I just wish we collectively had the wherewithal to execute something like Richard Heinberg's energy descent protocol and at least have a controlled descent, rather than an uncontrolled crash. But I don't see how the larger forces at play will ever allow that to happen.
Deep sigh . . . prayers to all.
Thanks, Honest Sorcerer. I guess we’re done as a species. Nothing to do but heap scorn on any hopers, sit around the campfire with a bottle of bourbon, and be right about the end of everything human.
I could list all the planetary evolutionary bottlenecks and crises-for-us, that our species has navigated in the last 300,000 or so years, during which the planet itself gyrated wildly in climate and geography, to arrive here - but I’ve learned the futility of marshaling evidence against faulty premises.

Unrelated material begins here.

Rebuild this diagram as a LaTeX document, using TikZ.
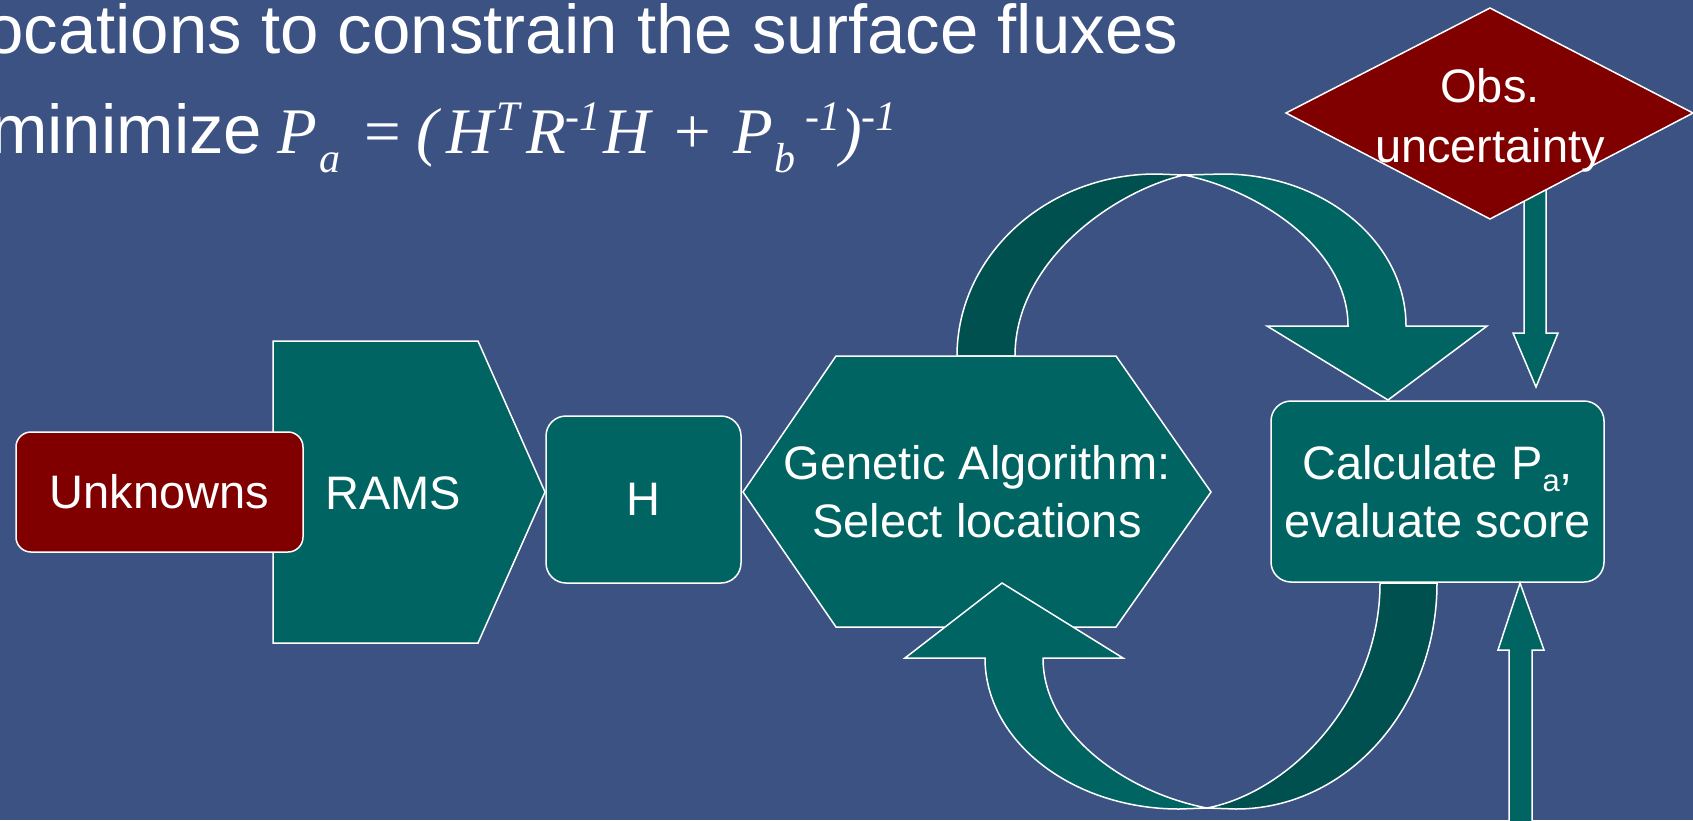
\documentclass[tikz,border=0pt]{standalone}
\usepackage{fontspec}
\setmainfont{Liberation Sans}
\newfontfamily\eqfont{Liberation Serif}
\usetikzlibrary{positioning}

\definecolor{slide}{RGB}{59,82,131}
\definecolor{gaTeal}{RGB}{0,100,98}
\definecolor{tealShade}{RGB}{0,80,80}
\definecolor{obsRed}{RGB}{128,0,0}

\newcommand\boxfont{\fontsize{47}{58}\selectfont}
\newcommand\titlefont{\fontsize{69}{80}\selectfont}
\newcommand\eqsub[1]{\lower19pt\hbox{\fontsize{42}{42}\selectfont #1}}
\newcommand\eqsup[1]{\raise23pt\hbox{\fontsize{42}{42}\selectfont #1}}
\newcommand\lowsub[1]{\lower12pt\hbox{\fontsize{31}{31}\selectfont #1}}

\tikzset{every node/.style={text=white}, % white text everywhere
box/.style={ % rounded process boxes
draw=white,
line width=1.5pt,
fill=gaTeal,
rounded corners=20pt,
inner sep=0pt,
font=\boxfont,
align=center},
redbox/.style={box, fill=obsRed, rounded corners=15pt},
blockshape/.style={ % hand drawn outlines (pentagon, hexagon, arrows)
draw=white,
line width=1.5pt,
fill=gaTeal},
tailband/.style={blockshape, fill=tealShade}, % back half of a curved arrow
boxtext/.style={inner sep=0pt, font=\boxfont, align=center},
headline/.style={inner sep=0pt, anchor=base west, font=\titlefont}}

\begin{document}
\begin{tikzpicture}[x=1pt, y=-1pt]
\fill[slide] (0,0) rectangle (1693,820);
\useasboundingbox (0,0) rectangle (1693,820);

% heading of the slide
\node[headline] (aim) at (-15,53) {ocations to constrain the surface fluxes};
\node[headline] (minword) at (-10,153) {minimize};
\node[headline, right=15pt of minword.base east, anchor=base west] (pa) {\eqfont\fontsize{65}{70}\selectfont\itshape
P\kern2pt\eqsub{a}\kern24pt{\upshape =}\kern15pt(\kern9pt H\kern3pt\eqsup{T}\kern6pt R\eqsup{-1}\kern3pt H\kern24pt{\upshape +}\kern22pt P\kern1pt\eqsub{b}\kern10pt\eqsup{-1})\eqsup{-1}};

% model chain
\draw[blockshape] (273,341) -- (478,341) -- (545,492) -- (478,643) -- (273,643) -- cycle;
\node[boxtext] (rams) at (393,493) {RAMS};
\node[redbox, minimum width=287pt, minimum height=120pt] (unknowns) at (159.5,492) {Unknowns};
\node[box, minimum width=195pt, minimum height=167pt] (hmat) at (643.5,499.5) {H};

% loop arrow over the top
\draw[tailband] (957,356) .. controls (957,256) and (1046,174) .. (1156,174) -- (1184,175)
  .. controls (1112,192) and (1015,262) .. (1015,356) -- cycle;
\draw[blockshape] (1184,175) -- (1223,174) .. controls (1324,174) and (1406,242) .. (1406,326)
  -- (1487,326) -- (1388,400) -- (1267,326) -- (1348,326)
  .. controls (1348,248) and (1258,190) .. (1184,175) -- cycle;

% genetic algorithm
\draw[blockshape] (743,492) -- (836,356) -- (1116,356) -- (1211,492) -- (1116,627) -- (836,627) -- cycle;
\node[boxtext] (ga) at (977,492) {Genetic Algorithm:\\Select locations};

\node[box, minimum width=333pt, minimum height=181pt] (calc) at (1437.5,491.5) {Calculate P\lowsub{a},\\evaluate score};

% loop arrow underneath
\draw[tailband] (1437,583) .. controls (1437,708) and (1347,809) .. (1236,809) -- (1207,808)
  .. controls (1290,792) and (1380,700) .. (1380,583) -- cycle;
\draw[blockshape] (1207,808) -- (1179,809) .. controls (1072,809) and (985,741) .. (985,658)
  -- (905,658) -- (1002,583) -- (1123,658) -- (1043,658)
  .. controls (1043,735) and (1128,793) .. (1207,808) -- cycle;

% straight arrows into calc
\draw[blockshape] (1524,190) -- (1546,190) -- (1546,333) -- (1558,333) -- (1536,387) -- (1513,333) -- (1524,333) -- cycle;
\draw[blockshape] (1520,583) -- (1544,650) -- (1532,650) -- (1532,830) -- (1509,830) -- (1509,650) -- (1498,650) -- cycle;

% observation uncertainty
\draw[blockshape, fill=obsRed] (1490,8) -- (1693,113) -- (1490,219) -- (1286,113) -- cycle;
\node[boxtext, font=\fontsize{47}{60}\selectfont] (obs) at (1490,120) {Obs.\\uncertainty};
\end{tikzpicture}
\end{document}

I would encourage you to be more specific as to what is actually over. What cannot survive is our civilization based on mindless extraction. That’s fine. What cannot survive is our myopia as humans that cannot imagine that the ‘other’ has anything to contribute to us. Sure. Good riddance. What cannot survive is our arrogance as a species that has us distinct and separate ourselves from the natural systems of our planet. Great! What cannot survive is our childish Jungian perplexity, waiting to be ‘saved’ from responsibility, that is fundamentally unable to imagine existence and/or creation not revolving around us exclusively. As Kurt Vonnegut would put it, ‘So it goes.’
“J’accuse!”, Honest Sorcerer. You also limit yourself to the bounds of your own perceptions and reasonings. Which is fine. But you limit the rest of US to YOUR situational definition. How typically human. Here I take my leave.
Personally, I’m in a great mood. The current world geopolitical situation, dominated as it is by such latter-day malignant and toxic actors and systems that brought us all here, who desperately grasp for last-minute throw-of-the-dice salvation (from accountability), is coming to a completely predictable, miserable end. Fabulous!
Unfortunately, that means us humans have to get off our personal, cultural and civilizational duffs, and evolve OURSELVES. Into a species that is functional, in the higher sense that our survival now demands. One more time, as we will discover.
If you remain parked around the campfire, with a bottle of scorn for anyone else who is not as smartly contemptuous of your species as you are, then here I take my leave. Life itself is too interesting and fascinating and promising, at least for some of us, to remain there. Things just won’t be the way they were before. A small price to pay.